IRVING, Texas - Byron Nelson’s graceful swing and gentle manner earned him the nickname “Lord Byron,” a tribute to the courtly Texan whose kind, caring style with fans and competitors made him one of the most well-liked figures in sports.
But what will forever set Nelson apart is a single record, one that no golfer has ever approached: his 11 straight tournament victories in 1945, the greatest year in the history of golf.
Nelson died Tuesday at 94, the end of a life spanning eras from hickory shafts and meager prize money to titanium heads and multimillionaires. The Tarrant County Medical Examiner’s Office said he died of natural causes.

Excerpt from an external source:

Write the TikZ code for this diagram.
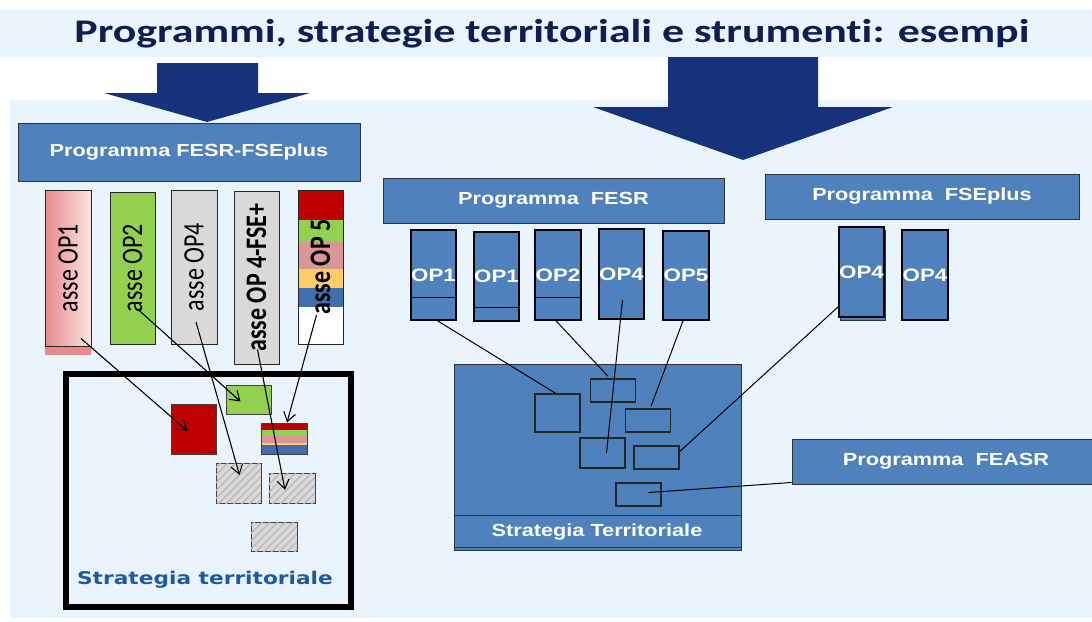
\documentclass[tikz,border=0pt]{standalone}
\usepackage{fontspec}
\setmainfont{Liberation Sans}
\newfontfamily\titlefont{Carlito}[FakeStretch=1.33,Ligatures=NoCommon]
\newfontfamily\boxfont{Liberation Sans}[FakeStretch=1.24]
\newfontfamily\verdfont{DejaVu Sans}[FakeStretch=1.24]
\newfontfamily\calfont{Carlito}[Ligatures=NoCommon]
\usetikzlibrary{arrows.meta,patterns.meta,calc}

\definecolor{bgblue}{RGB}{234,244,253}
\definecolor{boxblue}{RGB}{79,129,189}
\definecolor{navy}{RGB}{22,50,122}
\definecolor{titlenavy}{RGB}{14,30,82}
\definecolor{opred}{RGB}{192,0,0}
\definecolor{opgreen}{RGB}{146,208,80}
\definecolor{opgrey}{RGB}{217,217,217}
\definecolor{oppink}{RGB}{218,150,148}
\definecolor{opyellow}{RGB}{255,204,102}
\definecolor{opblue}{RGB}{65,110,175}
\definecolor{pinkdark}{RGB}{232,138,138}
\definecolor{pinklight}{RGB}{250,228,228}
\definecolor{labelblue}{RGB}{31,90,160}

\newcommand{\vlabel}[1]{\rotatebox{90}{\scalebox{1}[1.24]{#1}}}

\begin{document}
\begin{tikzpicture}[x=1pt,y=-1pt,
  prog/.style={draw=black!80,line width=1pt,fill=boxblue,text=white,inner sep=0pt,
    font=\boxfont\bfseries\fontsize{17.5}{20}\selectfont},
  asse/.style={draw=black!85,line width=1pt,inner sep=0pt,
    font=\calfont\fontsize{24}{28}\selectfont},
  opcol/.style={draw=black,line width=1.6pt,fill=boxblue,text=white,inner sep=0pt,
    font=\boxfont\bfseries\fontsize{18}{20}\selectfont},
  tile/.style={draw=black!75,line width=1pt,inner sep=0pt},
  hatch/.style={tile,fill=opgrey,postaction={pattern={Lines[angle=45,distance=5.5pt,line width=1.3pt]},pattern color=black!28}},
  slot/.style={draw=black!85,line width=1.5pt,inner sep=0pt,minimum width=45pt},
  link/.style={black,line width=1pt},
  into/.style={black,line width=1.1pt,-{Straight Barb[length=9pt,width=12pt]}}]

\useasboundingbox (0,0) rectangle (1092,621);
\fill[bgblue] (0,10) rectangle (1092,57);
\fill[bgblue] (10,100) rectangle (1092,618);

\node[font=\titlefont\bfseries\fontsize{33}{38}\selectfont,text=titlenavy] (title) at (552,34)
  {Programmi, strategie territoriali e strumenti: esempi};

\fill[navy] (157,63) -- (258,63) -- (258,93) -- (310,93) -- (207,122) -- (104,93) -- (157,93) -- cycle;
\fill[navy] (668,57) -- (818,57) -- (818,107) -- (893,107) -- (743,160) -- (593,107) -- (668,107) -- cycle;

% programma plurifondo
\node[prog,minimum width=342pt,minimum height=58pt] (fesrfse) at (189,152) {Programma FESR-FSEplus};

\fill[pinkdark] (45,346) rectangle (91,355);
\node[asse,left color=pinkdark,right color=pinklight,minimum width=46pt,minimum height=156pt] (a1) at (68,268) {\vlabel{asse OP1}};
\node[asse,fill=opgreen,minimum width=45pt,minimum height=152pt] (a2) at (132.5,268) {\vlabel{asse OP2}};
\node[asse,fill=opgrey,minimum width=46pt,minimum height=154pt] (a3) at (194,267) {\vlabel{asse OP4}};
\node[asse,fill=opgrey,minimum width=45pt,minimum height=173pt] (a4) at (256.5,277.5) {\vlabel{\bfseries asse OP 4-FSE+}};
\fill[white] (298,190) rectangle (343,344);
\fill[opred] (298,190) rectangle (343,220);
\fill[opgreen] (298,220) rectangle (343,242);
\fill[oppink] (298,242) rectangle (343,269);
\fill[opyellow] (298,269) rectangle (343,288);
\fill[opblue] (298,288) rectangle (343,307);
\node[asse,minimum width=45pt,minimum height=154pt] (a5) at (320.5,267) {\vlabel{\bfseries asse OP 5}};

\node[draw=black,line width=6pt,fill=bgblue,inner sep=0pt,minimum width=285pt,minimum height=233pt] (strat) at (208.5,490.5) {};
\node[font=\verdfont\bfseries\fontsize{17.5}{20}\selectfont,text=labelblue] (stratlab) at (205,580) {Strategia territoriale};

\node[tile,fill=opred,minimum width=45pt,minimum height=50pt] (red) at (193.5,429) {};
\node[tile,fill=opgreen,minimum width=45pt,minimum height=29pt] (green) at (248.5,399.5) {};
\fill[opred] (261,423) rectangle (307,430);
\fill[opgreen] (261,430) rectangle (307,436);
\fill[oppink] (261,436) rectangle (307,443);
\fill[opyellow] (261,443) rectangle (307,445);
\fill[opblue] (261,445) rectangle (307,454);
\node[tile,minimum width=46pt,minimum height=31pt] (mix) at (284,438.5) {};
\node[hatch,minimum width=45pt,minimum height=40pt] (h1) at (238.5,483) {};
\node[hatch,minimum width=46pt,minimum height=30pt] (h2) at (292,488) {};
\node[hatch,minimum width=46pt,minimum height=29pt] (h3) at (274,536.5) {};

\draw[into] ($(a1.south)+(13,-8)$) -- ($(red.center)+(-6,2)$);
\draw[into] ($(a2.center)+(5,41)$) -- ($(green.center)+(-8,2)$);
\draw[into] ($(a3.center)+(2,55)$) -- ($(h1.center)+(1,-8)$);
\draw[into] ($(a4.center)+(1,72)$) -- ($(h2.center)+(-7,2)$);
\draw[into] ($(a5.center)+(-4,48)$) -- ($(mix.north)+(3,0)$);

% programmi monofondo
\node[prog,minimum width=341pt,minimum height=45pt] (fesr) at (553.5,200.5) {Programma\ \ FESR};
\node[prog,minimum width=314pt,minimum height=45pt] (fse) at (922,196.5) {Programma\ \ FSEplus};
\node[prog,minimum width=308pt,minimum height=45pt] (feasr) at (946,461.5) {Programma\ \ FEASR};

\node[opcol,minimum width=45pt,minimum height=90pt] (c1) at (433.5,275) {OP1};
\node[opcol,minimum width=45pt,minimum height=89pt] (c2) at (496.5,276.5) {OP1};
\node[opcol,minimum width=46pt,minimum height=90pt] (c3) at (558,275) {OP2};
\node[opcol,minimum width=45pt,minimum height=90pt] (c4) at (621.5,274) {OP4};
\node[opcol,minimum width=46pt,minimum height=89pt] (c5) at (686,275.5) {OP5};
\draw[black,line width=1.3pt] ($(c1.south west)+(0,-23)$) -- ($(c1.south east)+(0,-23)$);
\draw[black,line width=1.3pt] ($(c2.south west)+(0,-14)$) -- ($(c2.south east)+(0,-14)$);
\draw[black,line width=1.3pt] ($(c3.south west)+(0,-23)$) -- ($(c3.south east)+(0,-23)$);

\draw[black!80,line width=1pt,fill=boxblue] (840,230) rectangle (885,320);
\node[opcol,minimum width=45pt,minimum height=90pt] (d1) at (861.5,272) {OP4};
\node[opcol,minimum width=46pt,minimum height=90pt] (d2) at (925,275) {OP4};

\node[prog,minimum width=287pt,minimum height=186pt] (strat2) at (597.5,457) {};
\draw[black!80,line width=1pt] ($(strat2.south west)+(0,-35)$) -- ($(strat2.south east)+(0,-35)$);
\draw[black!80,line width=1pt] ($(strat2.south west)+(0,-3)$) -- ($(strat2.south east)+(0,-3)$);
\node[font=\boxfont\bfseries\fontsize{17.5}{20}\selectfont,text=white] (strat2lab) at (597,532) {Strategia Territoriale};

\node[slot,minimum height=38pt] (r1) at (557.5,413) {};
\node[slot,minimum height=23pt] (r2) at (613,390.5) {};
\node[slot,minimum height=23pt] (r3) at (648,420.5) {};
\node[slot,minimum height=30pt] (r4) at (602.5,453) {};
\node[slot,minimum height=23pt] (r5) at (656.5,457.5) {};
\node[slot,minimum height=23pt] (r6) at (638.5,494.5) {};

\draw[link] ($(c1.south)+(4,0)$) -- ($(r1.north)+(-2,0)$);
\draw[link] ($(c3.south)+(-2,0)$) -- ($(r2.north)+(-5,-2)$);
\draw[link] ($(c4.center)+(1,26)$) -- ($(r4.center)+(4,0)$);
\draw[link] ($(c5.south)+(-3,0)$) -- ($(r3.north)+(3,-2)$);
\draw[link] ($(d1.south west)+(0,-11)$) -- ($(r5.east)+(0,-6)$);
\draw[link] ($(feasr.south west)+(0,-2)$) -- ($(r6.center)+(10,-2)$);

\end{tikzpicture}
\end{document}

His wife, Peggy Nelson, told family friend Angela Enright that her husband appeared fine as she left their Roanoke home for Bible study Tuesday morning.
“I’m so proud of you,” he told her, something he often said about her church involvement, Enright said. When she returned, Peggy Nelson found her husband on the back porch, which faces the woodworking shop where he spent much of his free time.
Arnold Palmer called Nelson “one of the greatest players who ever lived.”
“I don’t think that anyone will ever exceed the things that Byron did by winning 11 tournaments in a row in one year,” Palmer said in a statement.
The closest any player has come to Nelson’s streak is six, first by Ben Hogan in 1948. When Tiger Woods reached that number in 1999-2000, Nelson was typically gracious when putting his own mark into perspective.
“Anytime you make a record stand for 55 years, why, you’ve done pretty good,” he told The Associated Press.
Last month, when Woods’ current streak of PGA tour wins reached five and counting, he didn’t sound confident that Nelson’s feat would fall anytime soon, comparing it to Joe DiMaggio’s elusive 56-game hitting streak.
“In this day and age, with this competition, to win 11 in a row would be almost unheard of,” Woods said. “What Byron accomplished, that goes down as one of the great years in the history of our sport. ... DiMaggio’s record, I see that being broken more than winning 11 in a row.”
Nelson won 18 tournaments in 1945, also a record for a calendar year. He captured 31 of 54 tournaments in 1944-45, and won a total of 52 events, including five majors: the Masters in 1937 and ’42, the U.S. Open in 1939 and the PGA Championship in 1940 and ’45.
Then, at age 34, he retired after the 1946 season to spend more time on his Texas ranch.
“When I was playing regularly, I had a goal,” Nelson recalled years later. “I could see the prize money going into the ranch, buying a tractor, or a cow. It gave me incentive.”
Woods called him “the greatest ambassador golf has ever known.”
Lm Otero / AP
Tiger Woods, left, chats with Byron Nelson on the 15th green during the Byron Nelson Championship pro-am in Irving, Texas on May 11, 2005.
Nelson’s long, fluid swing is considered the model of the modern way to strike a golf ball. In 1968, he was the first player to have a PGA Tour event named for him, an honor that remained his alone until the former Bay Hill Invitational, scheduled for March, was renamed the Arnold Palmer Invitational.
“We have lost a giant in the game ... someone who elevated the game in every way: as a player, an ambassador and a gentleman,” said Ben Crenshaw, a two-time Masters champion and winner of Nelson’s tournament in 1983. “Whoever came up with ‘Lord Byron,’ they got it exactly right.”
“Our players, young and old, looked to Byron as the consummate role model of our sport,” PGA Tour commissioner Tim Finchem said. “His legacy spans across his historic performances, the gentle and dignified way he carried himself and his tremendous contributions to golf and society.”